Булгаков, в отличие от Толстого, был слишком чувствителен, слишком восприимчив, брезглив и щекотлив, а советская жизнь не для людей этого склада. То же самое с известными поправками можно отнести и к его герою профессору Преображенскому. Привилегии и следование старорежимным привычкам нужны Филиппу Филипповичу не сами по себе, не как самоцель и единственная награда за труды, а потому, что иначе он не может оперировать. В «Собачьем сердце» невозможность трудиться без семи комнат изображена в завистливо-ироническом ключе, но в реальной жизни Булгакову было не до шуток: он физически страдал от отсутствия сносного жилья.
«Пока у меня нет квартиры – я не человек, а лишь полчеловека».
«Если отбросить мои воображаемые и действительные страхи жизни, можно признаться, что в жизни моей теперь крупный дефект только один – отсутствие квартиры».
Даже много лет спустя Е. С. Булгакова запишет в дневнике: «Для М. А. квартира – магическое слово. Ничему на свете не завидует – квартире хорошей». Именно квартира станет одним из доводов во внутренних раздумьях писать или нет пьесу о Сталине.
К квартирному вопросу Булгаков обращался не только сокровенно в дневнике, но и откровенно в фельетонистике.
«…последние три года в Москве убедили меня, и совершенно определенно, в том, что москвичи утратили и само понятие слова „квартира“ и словом этим наивно называют что попало», – писал он в последнем из опубликованных в «Накануне» очерке «Москва 20-х годов» и заканчивал его прогнозом, призывом, кличем: «Москва!
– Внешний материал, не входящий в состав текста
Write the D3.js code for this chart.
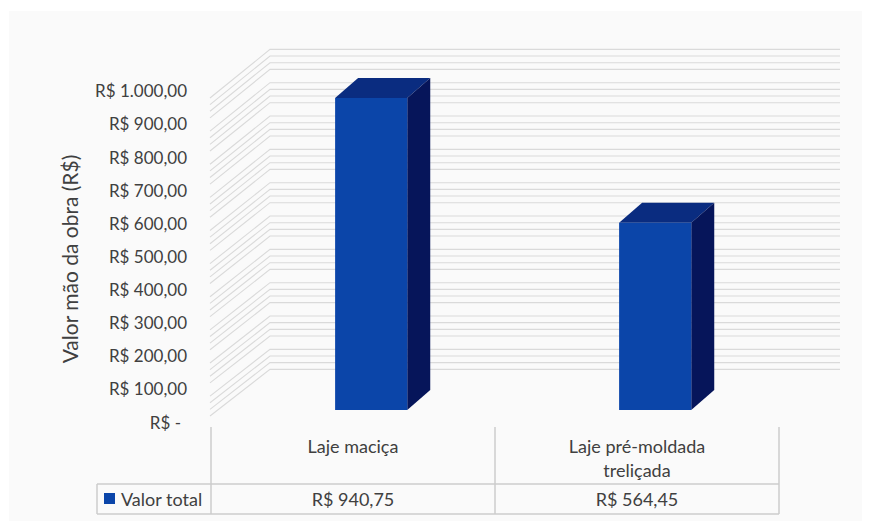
<!DOCTYPE html>
<html>
<head>
<meta charset="utf-8">
<script src="https://cdn.jsdelivr.net/npm/d3@7"></script>
<style>
  html, body { margin: 0; padding: 0; background: #ffffff; }
  svg { display: block; }
  text { font-family: Lato, "Open Sans", sans-serif; fill: #404040; }
</style>
</head>
<body>
<svg id="chart" width="871" height="525"></svg>
<script>
// ---- data ----
const categories = ["Laje maciça", "Laje pré-moldada treliçada"];
const categoryLines = [["Laje maciça"], ["Laje pré-moldada", "treliçada"]];
const seriesName = "Valor total";
const values = [940.75, 564.45];
const valueLabels = ["R$ 940,75", "R$ 564,45"];
const tickValues = [0, 100, 200, 300, 400, 500, 600, 700, 800, 900, 1000];
const tickLabels = ["R$ -", "R$ 100,00", "R$ 200,00", "R$ 300,00", "R$ 400,00", "R$ 500,00",
                    "R$ 600,00", "R$ 700,00", "R$ 800,00", "R$ 900,00", "R$ 1.000,00"];
const axisTitle = "Valor mão da obra (R$)";

// ---- layout ----
const svg = d3.select("#chart");
svg.append("rect").attr("x", 9).attr("y", 11).attr("width", 853).attr("height", 510)
  .attr("fill", "#fafafa");

const yFront = d3.scaleLinear().domain([0, 1000]).range([422.6, 91.4]); // front edge of side wall
const yBack  = d3.scaleLinear().domain([0, 1000]).range([376, 42.7]);   // back wall
const yBar   = d3.scaleLinear().domain([0, 1000]).range([410, 78.3]);   // bar front faces
const x = d3.scaleBand().domain(categories).range([211, 779]);
const wallFrontX = 210, wallBackX = 270, wallRightX = 840;
const depthDx = 23, depthDy = -20;

// gridlines (minor grid as drawn in the reference)
const gridVals = d3.range(20, 1000, 20).filter(v => v % 100 !== 0);
const grid = svg.append("g").attr("stroke", "#dadada").attr("stroke-width", 1.1).attr("fill", "none");
grid.selectAll("path").data(gridVals).join("path")
  .attr("d", v => `M${wallFrontX},${yFront(v)}L${wallBackX},${yBack(v)}L${wallRightX},${yBack(v)}`);

// bars
const bw = x.bandwidth() * 0.254;
const bx = c => x(c) + x.bandwidth() * 0.437;
const bars = svg.append("g");
categories.forEach((c, i) => {
  const x0 = bx(c), x1 = x0 + bw, yt = yBar(values[i]), yb = yBar(0);
  bars.append("path")
    .attr("d", `M${x0},${yt}L${x0 + depthDx},${yt + depthDy}L${x1 + depthDx},${yt + depthDy}L${x1},${yt}Z`)
    .attr("fill", "#0a2c80");
  bars.append("path")
    .attr("d", `M${x1},${yt}L${x1 + depthDx},${yt + depthDy}L${x1 + depthDx},${yb + depthDy}L${x1},${yb}Z`)
    .attr("fill", "#06155a");
  bars.append("rect").attr("x", x0).attr("y", yt).attr("width", bw).attr("height", yb - yt)
    .attr("fill", "#0b45a9");
});

// y axis labels
const axis = d3.axisLeft(yFront).tickValues(tickValues)
  .tickFormat((d, i) => tickLabels[i]).tickSize(0).tickPadding(0);
const ag = svg.append("g").attr("transform", "translate(187,0)").call(axis);
ag.select(".domain").remove();
ag.selectAll("text").style("font-size", "17px").attr("fill", "#404040")
  .attr("font-family", "Lato, sans-serif")
  .attr("dx", d => d === 0 ? -6 : 0);

// axis title
svg.append("text").attr("transform", "translate(78,259) rotate(-90)")
  .attr("text-anchor", "middle").style("font-size", "21px").text(axisTitle);

// data table
const tg = svg.append("g").attr("stroke", "#cccccc").attr("stroke-width", 1.5).attr("fill", "none");
const xr = x.range();
[xr[0], ...categories.map(c => x(c) + x.bandwidth())].forEach(xv => {
  tg.append("line").attr("x1", xv).attr("x2", xv).attr("y1", 427).attr("y2", 514);
});
tg.append("line").attr("x1", 97).attr("x2", xr[1]).attr("y1", 484).attr("y2", 484);
tg.append("line").attr("x1", 97).attr("x2", xr[1]).attr("y1", 514).attr("y2", 514);
tg.append("line").attr("x1", 97).attr("x2", 97).attr("y1", 484).attr("y2", 514);

categories.forEach((c, i) => {
  const cx = x(c) + x.bandwidth() / 2;
  categoryLines[i].forEach((ln, j) => {
    svg.append("text").attr("x", cx).attr("y", 453 + j * 24).attr("text-anchor", "middle")
      .style("font-size", "18px").text(ln);
  });
  svg.append("text").attr("x", cx).attr("y", 506).attr("text-anchor", "middle")
    .style("font-size", "18px").text(valueLabels[i]);
});
svg.append("rect").attr("x", 104).attr("y", 493).attr("width", 11).attr("height", 11).attr("fill", "#0b45a9");
svg.append("text").attr("x", 121).attr("y", 506).style("font-size", "18px").text(seriesName);
</script>
</body>
</html>
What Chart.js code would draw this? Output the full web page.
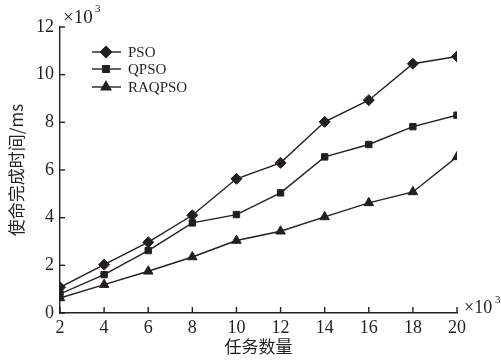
<!DOCTYPE html>
<html>
<head>
<meta charset="utf-8">
<script src="https://cdn.jsdelivr.net/npm/chart.js@4/dist/chart.umd.min.js"></script>
<style>
  html, body { margin: 0; padding: 0; background: #fff; }
  #wrap { width: 501px; height: 360px; }
</style>
</head>
<body>
<div id="wrap"><canvas id="chart" width="501" height="360"></canvas></div>
<script>
// data (both axes x10^3)
var tasks  = [2, 4, 6, 8, 10, 12, 14, 16, 18, 20];
var pso    = [1.08, 2.03, 2.97, 4.10, 5.63, 6.30, 8.02, 8.93, 10.46, 10.76];
var qpso   = [0.80, 1.61, 2.62, 3.78, 4.13, 5.04, 6.55, 7.07, 7.82, 8.30];
var raqpso = [0.63, 1.19, 1.75, 2.35, 3.04, 3.43, 4.03, 4.62, 5.08, 6.55];
var seriesNames = ['PSO', 'QPSO', 'RAQPSO'];

var INK = '#231f20';
var SERIF = '"Liberation Serif", "Times New Roman", serif';

function pts(vals) {
	return tasks.map(function (t, i) { return { x: t, y: vals[i] }; });
}

function series(name, vals, style, radius) {
	return {
		label: name,
		data: pts(vals),
		borderColor: INK,
		backgroundColor: INK,
		borderWidth: 1.4,
		pointStyle: style,
		pointRadius: radius,
		pointBorderWidth: 1,
		pointBackgroundColor: INK,
		pointBorderColor: INK,
		tension: 0
	};
}

/*-------------------------------------------------------------------------*/
// inward ticks, legend and x10^3 notes
/*-------------------------------------------------------------------------*/
var decorPlugin = {
	id: 'decor',
	afterDraw: function (chart) {
		var ctx = chart.ctx;
		var xs = chart.scales.x, ys = chart.scales.y;
		var area = chart.chartArea;
		ctx.save();
		ctx.strokeStyle = INK;
		ctx.lineWidth = 1.4;
		xs.ticks.forEach(function (t) {
			var px = xs.getPixelForValue(t.value);
			ctx.beginPath();
			ctx.moveTo(px, area.bottom);
			ctx.lineTo(px, area.bottom - 6);
			ctx.stroke();
		});
		ys.ticks.forEach(function (t) {
			var py = ys.getPixelForValue(t.value);
			ctx.beginPath();
			ctx.moveTo(area.left, py);
			ctx.lineTo(area.left + 5, py);
			ctx.stroke();
		});

		// legend
		var rows = [52, 69, 87];
		ctx.font = '15px ' + SERIF;
		ctx.textBaseline = 'middle';
		ctx.textAlign = 'left';
		ctx.fillStyle = INK;
		chart.data.datasets.forEach(function (ds, i) {
			var y = rows[i];
			ctx.beginPath();
			ctx.moveTo(92, y);
			ctx.lineTo(121, y);
			ctx.stroke();
			Chart.helpers.drawPoint(ctx, {
				pointStyle: ds.pointStyle,
				radius: ds.pointRadius,
				borderWidth: 1
			}, 106, y);
			ctx.fill();
			ctx.fillText(seriesNames[i], 128, y + 1);
		});

		// multiplier notes
		ctx.textBaseline = 'alphabetic';
		ctx.font = '19px ' + SERIF;
		ctx.fillText('\u00d710', 63, 23);
		ctx.font = '11px ' + SERIF;
		ctx.fillText('3', 95, 12);
		ctx.font = '18px ' + SERIF;
		ctx.fillText('\u00d710', 464, 313);
		ctx.font = '11px ' + SERIF;
		ctx.fillText('3', 495, 303);
		ctx.restore();
	}
};

new Chart(document.getElementById('chart'), {
	type: 'line',
	data: {
		datasets: [
			series(seriesNames[0], pso, 'rectRot', 5.5),
			series(seriesNames[1], qpso, 'rect', 4.5),
			series(seriesNames[2], raqpso, 'triangle', 5.5)
		]
	},
	options: {
		responsive: false,
		animation: false,
		devicePixelRatio: 1,
		layout: { padding: { top: 27, right: 44, left: 0, bottom: 0 } },
		plugins: {
			legend: { display: false },
			tooltip: { enabled: false }
		},
		scales: {
			x: {
				type: 'linear',
				min: 2,
				max: 20,
				grid: { display: false, drawTicks: false },
				border: { display: true, color: INK, width: 1.4 },
				ticks: {
					stepSize: 2,
					padding: 4,
					color: INK,
					maxRotation: 0,
					font: { family: SERIF, size: 18 }
				},
				title: {
					display: true,
					text: '任务数量',
					color: INK,
					padding: { top: 0, bottom: 3 },
					font: { family: '"Noto Sans CJK SC", sans-serif', size: 17 }
				},
				afterFit: function (s) { s.height = 47; }
			},
			y: {
				min: 0,
				max: 12,
				grid: { display: false, drawTicks: false },
				border: { display: true, color: INK, width: 1.4 },
				ticks: {
					stepSize: 2,
					padding: 6,
					color: INK,
					font: { family: SERIF, size: 18 }
				},
				title: {
					display: true,
					text: '使命完成时间/ms',
					color: INK,
					padding: { top: 6, bottom: 0 },
					font: { family: '"Noto Sans CJK SC", sans-serif', size: 17 }
				},
				afterFit: function (s) { s.width = 60; }
			}
		}
	},
	plugins: [decorPlugin]
});
</script>
</body>
</html>
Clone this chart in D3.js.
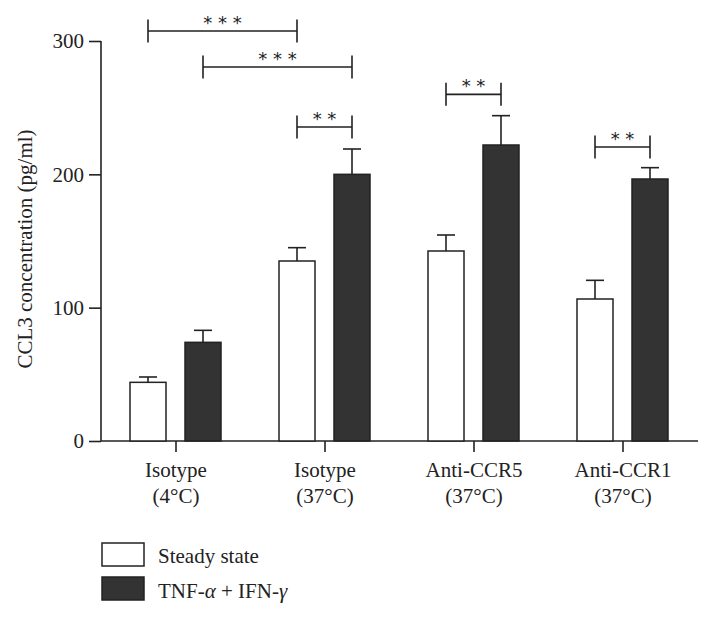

Я вижу тебя в небоскребах!», что впоследствии отзовется в футурологических «Роковых яйцах» замечательным абзацем: «Подобно тому, как амфибии оживают после долгой засухи, при первом обильном дожде, ожил профессор Персиков в 1926 году, когда соединенная американо-русская компания выстроила, начав с угла Газетного переулка и Тверской, в центре Москвы, 15 пятнадцатиэтажных домов, а на окраинах – 300 рабочих коттеджей, каждый на 8 квартир, раз и навсегда прикончив тот страшный и смешной жилищный кризис, который так терзал москвичей в годы 1919–1925».